Over half the U.S. population lives in a coastal area, and for many people, moving is not a choice. If you own a property in areas susceptible to flooding, you may not be able to sell your property. Or, you might not be able to uproot yourself from your community and move a significant distance away. This may be a financial and social expense you cannot afford. As Upton Sinclair noted:
“It is difficult to get a man to understand something, when his salary [or way of life] depends on his not understanding it.”—Upton Sinclair, I, Candidate for Governor: And How I Got Licked
Faced with a reality that cannot be changed, perhaps the most reasonable response is to disbelieve in that reality. If you cannot move, it’s probably best to keep hope in the possibility that climate change will not come to you.
And this is true not just for people in coastal areas threatened by flooding and connected networks. It’s true of everyone. Climate change will require a significant reduction in our standard of living in order to survive it. People will not embrace these kinds of changes until they have no other choice.
Even people that believe climate change is happening will continue to employ magical thinking and talk about “solutions” that involve imaginary policy initiatives we could take but won’t and technologies that will solve the problem of climate change, in the future. Technological solutions will continue to be described as if they are near term possibilities, but they will likely be realized much later, if at all.
In the meantime, we wait for the disruption.
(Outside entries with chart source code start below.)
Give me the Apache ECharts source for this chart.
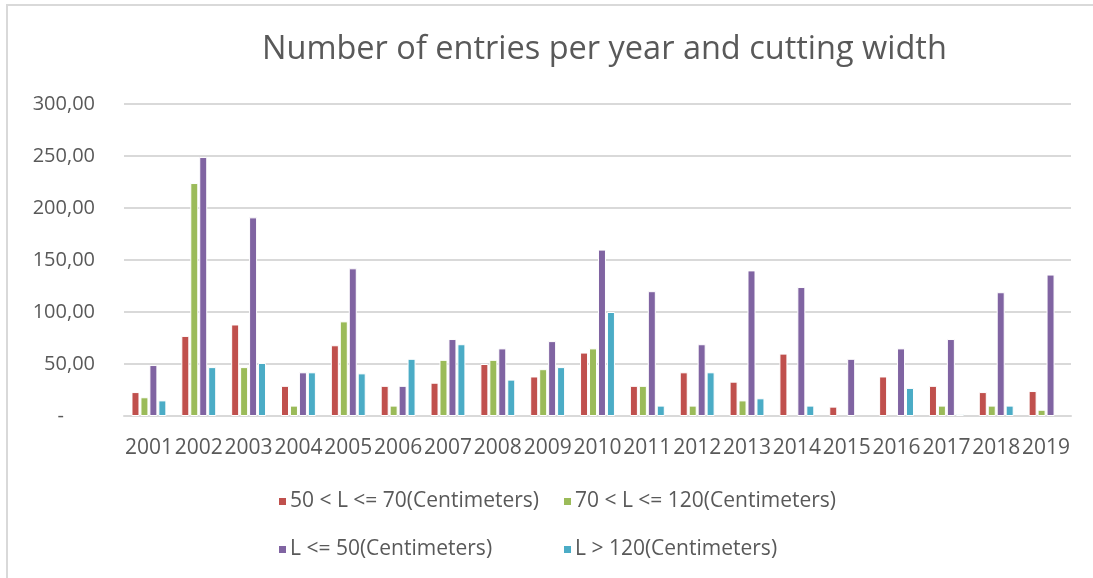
<!DOCTYPE html>
<html>
<head>
<meta charset="utf-8">
<script src="https://cdn.jsdelivr.net/npm/echarts@6/dist/echarts.min.js"></script>
<style>
html,body{margin:0;padding:0;background:#fff;}
#chart{width:1093px;height:578px;}
</style>
</head>
<body>
<div id="chart"></div>
<script>
const years = ['2001','2002','2003','2004','2005','2006','2007','2008','2009','2010','2011','2012','2013','2014','2015','2016','2017','2018','2019'];
const seriesNames = ['50 < L <= 70(Centimeters)','70 < L <= 120(Centimeters)','L <= 50(Centimeters)','L > 120(Centimeters)'];
const s50to70   = [23, 77, 88, 29, 68, 29, 32, 50, 38, 61, 29, 42, 33, 60, 9, 38, 29, 23, 24];
const s70to120  = [18, 224, 47, 10, 91, 10, 54, 54, 45, 65, 29, 10, 15, null, null, null, 10, 10, 6];
const sUpTo50   = [49, 249, 191, 42, 142, 29, 74, 65, 72, 160, 120, 69, 140, 124, 55, 65, 74, 119, 136];
const sOver120  = [15, 47, 51, 42, 41, 55, 69, 35, 47, 100, 10, 42, 17, 10, null, 27, 2, 10, null];
const colors = ['#c0504d','#9bbb59','#8064a2','#4bacc6'];
const yTicks = {min: 0, max: 300, interval: 50};

const chart = echarts.init(document.getElementById('chart'), null, {renderer: 'canvas'});
const font = 'Open Sans';
const txt = '#595959';
const allData = [s50to70, s70to120, sUpTo50, sOver120];

const legendPos = [[277, 491], [562, 491], [277, 539], [562, 539]];

chart.setOption({
  animation: false,
  color: colors,
  title: {
    text: 'Number of entries per year and cutting width',
    left: 262,
    top: 33,
    padding: 0,
    textStyle: {fontFamily: font, fontSize: 32.5, fontWeight: 'normal', color: txt}
  },
  graphic: [
    {type: 'line', shape: {x1: 7, y1: 5, x2: 7, y2: 578}, style: {stroke: '#d9d9d9', lineWidth: 2}, silent: true},
    {type: 'line', shape: {x1: 6, y1: 5, x2: 1093, y2: 5}, style: {stroke: '#d9d9d9', lineWidth: 2}, silent: true}
  ],
  legend: seriesNames.map((n, i) => ({
    data: [n],
    left: legendPos[i][0],
    top: legendPos[i][1],
    padding: 0,
    icon: 'rect',
    itemWidth: 9,
    itemHeight: 9,
    itemGap: 3,
    textStyle: {fontFamily: font, fontSize: 21, color: txt, padding: [0, 0, 0, -2]}
  })),
  grid: {left: 124, right: 22, top: 104, bottom: 162, containLabel: false},
  xAxis: {
    type: 'category',
    data: years,
    axisLine: {lineStyle: {color: '#d9d9d9', width: 2}},
    axisTick: {show: false},
    axisLabel: {interval: 0, fontFamily: font, fontSize: 21, color: txt, margin: 22}
  },
  yAxis: {
    type: 'value',
    min: yTicks.min,
    max: yTicks.max,
    interval: yTicks.interval,
    axisLine: {show: false},
    axisTick: {show: false},
    splitLine: {lineStyle: {color: '#d9d9d9', width: 2}},
    axisLabel: {
      fontFamily: font, fontSize: 20, color: txt, margin: 29,
      formatter: v => v === 0 ? '-      ' : v.toFixed(2).replace('.', ',')
    }
  },
  series: seriesNames.map((n, i) => ({
    name: n,
    type: 'bar',
    data: allData[i],
    barWidth: 8,
    barGap: '12%',
    itemStyle: {color: colors[i], borderColor: '#ffffff', borderWidth: 1}
  }))
});
</script>
</body>
</html>
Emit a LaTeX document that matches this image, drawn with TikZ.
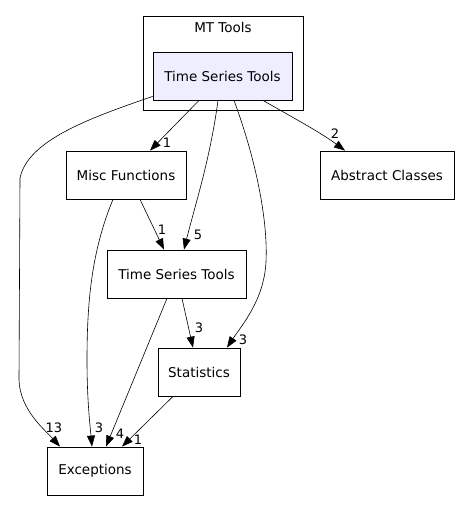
\documentclass[tikz,border=0pt]{standalone}
\usepackage{fontspec}
\setmainfont{DejaVu Sans}
\usetikzlibrary{arrows.meta, positioning}

\begin{document}
\begin{tikzpicture}[x=1pt, y=-1pt, line width=0.8pt,
    font=\fontsize{13.5}{15}\selectfont,
    dirbox/.style={draw, minimum height=48pt, inner sep=0pt},
    dep/.style={-{Triangle[length=11pt, width=8pt]}, line width=0.6pt},
    cnt/.style={inner sep=0pt, font=\fontsize{13}{15}\selectfont}]
  \useasboundingbox (0,0) rectangle (459,511);
  % cluster and the directories
  \node[draw, minimum width=160pt, minimum height=94pt] (mtcluster) at (223,63) {};
  \node (mtlabel) at (223,27) {MT Tools};
  \node[dirbox, fill={rgb,255:red,238;green,238;blue,255}, minimum width=139pt] (tstop) at (222.5,76) {Time Series Tools};
  \node[dirbox, minimum width=120pt] (misc) at (126,175) {Misc Functions};
  \node[dirbox, minimum width=134pt] (abstract) at (387,175) {Abstract Classes};
  \node[dirbox, minimum width=139pt] (tsinner) at (176.5,274) {Time Series Tools};
  \node[dirbox, minimum width=82pt] (stats) at (199,372) {Statistics};
  \node[dirbox, minimum width=96pt] (except) at (95,471) {Exceptions};
  % dependencies
  \draw[dep] ([xshift=-23.5pt]tstop.south) -- ([xshift=24pt]misc.north);
  \draw[dep] ([xshift=40.5pt]tstop.south) .. controls (290,116) and (320,132) .. ([xshift=-42pt]abstract.north);
  \draw[dep] ([xshift=-4.5pt]tstop.south) .. controls (210,160) and (195,205) .. ([xshift=7.5pt]tsinner.north);
  \draw[dep] ([xshift=11.5pt]tstop.south) .. controls (256,160) and (268,220) .. (266,262)
    .. controls (264,300) and (242,325) .. ([xshift=28pt]stats.north);
  \draw[dep] ([yshift=4pt]tstop.south west) .. controls (90,118) and (28,140) .. (20,178)
    -- (19,380) .. controls (20,410) and (45,430) .. ([xshift=-35pt]except.north);
  \draw[dep] ([xshift=14pt]misc.south) -- ([xshift=-12.5pt]tsinner.north);
  \draw[dep] ([xshift=-13pt]misc.south) .. controls (92,250) and (87,300) .. (87,360)
    .. controls (87,400) and (90,425) .. ([xshift=-3pt]except.north);
  \draw[dep] ([xshift=5.5pt]tsinner.south) -- ([xshift=-6pt]stats.north);
  \draw[dep] ([xshift=-9.5pt]tsinner.south) -- ([xshift=11pt]except.north);
  \draw[dep] ([xshift=-26pt]stats.south) -- ([xshift=27pt]except.north);
  % counts
  \node[cnt] (c1) at (167,143) {1};
  \node[cnt] (c2) at (335,134) {2};
  \node[cnt] (c3) at (198,235) {5};
  \node[cnt] (c4) at (243,340) {3};
  \node[cnt] (c5) at (54,428) {13};
  \node[cnt] (c6) at (162,230) {1};
  \node[cnt] (c7) at (99,428) {3};
  \node[cnt] (c8) at (199,328) {3};
  \node[cnt] (c9) at (120,434) {4};
  \node[cnt] (c10) at (138,440) {1};
\end{tikzpicture}
\end{document}
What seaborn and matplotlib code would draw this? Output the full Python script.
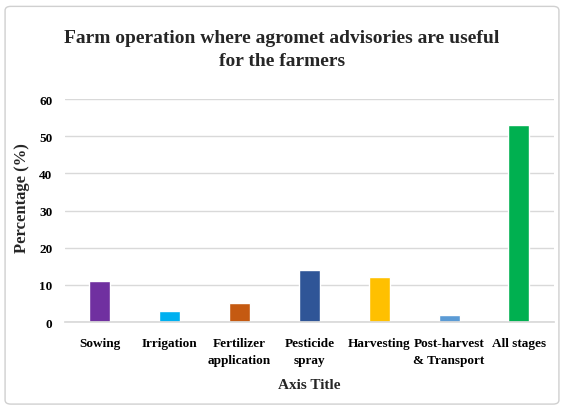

Like the developer in South Beach from The Guardian article who says, “I’m worried we’re one bad storm away from a rush for the exits,” we are waiting for the crisis that drives away those that can afford to escape. Then, we’ll see those Gallup poll numbers on climate change go up.
The time to prepare for a famine, or climate change, is before it happens. The problems of climate change aren’t going to go away, and there is no magic solution. The only thing we can do as make what individual preparations we can and reduce our exposure to the risks, many of which we will not be able to anticipate.